ECLI:NL:GHARL:2019:7572
Gerechtshof Arnhem-Leeuwarden
- Hoger beroep
- Rechtspraak.nl
Eigendomsgeschil over een personenauto en de gevolgen van verduistering
In deze zaak, die voor het Gerechtshof Arnhem-Leeuwarden is behandeld, staat de eigendom van een personenauto centraal. De appellanten, [appellant 1] en [appellant 2], hebben in eerste aanleg verloren van [geïntimeerde], die stelt dat hij de rechtmatige eigenaar van de auto is. Het hof heeft vastgesteld dat de auto op 19 juni 2013 is gekocht van garage [de autohandelaar] B.V. door [geïntimeerde], die contant heeft betaald. De auto is op verzoek van [geïntimeerde] op naam gesteld van een rechtspersoon in [land 1] om vrijstelling van BTW te verkrijgen. De appellanten hebben echter betoogd dat de auto eigendom is van [het bedrijf], de rechtspersoon, en dat zij gerechtvaardigd mochten vertrouwen op deze eigendom.
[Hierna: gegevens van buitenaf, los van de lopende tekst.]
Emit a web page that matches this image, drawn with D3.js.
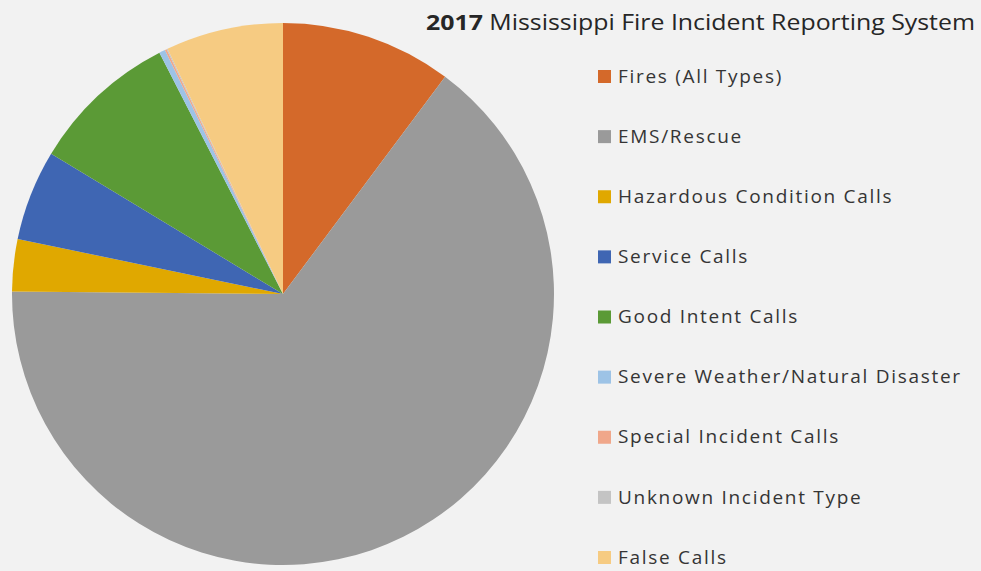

Het hof heeft de grieven van de appellanten verworpen en geconcludeerd dat [geïntimeerde] de eigenaar van de auto is. De tenaamstelling van het kentekenbewijs is niet doorslaggevend voor de eigendom. Het hof heeft ook geoordeeld dat de aangifte van verduistering door [appellant 1] onrechtmatig was, aangezien [geïntimeerde] de eigenaar was. De appellanten zijn veroordeeld in de proceskosten van het hoger beroep, en het hof heeft het vonnis van de kantonrechter bekrachtigd. De uitspraak benadrukt het belang van bewijs van eigendom en de gevolgen van onrechtmatige daden in eigendomsgeschillen.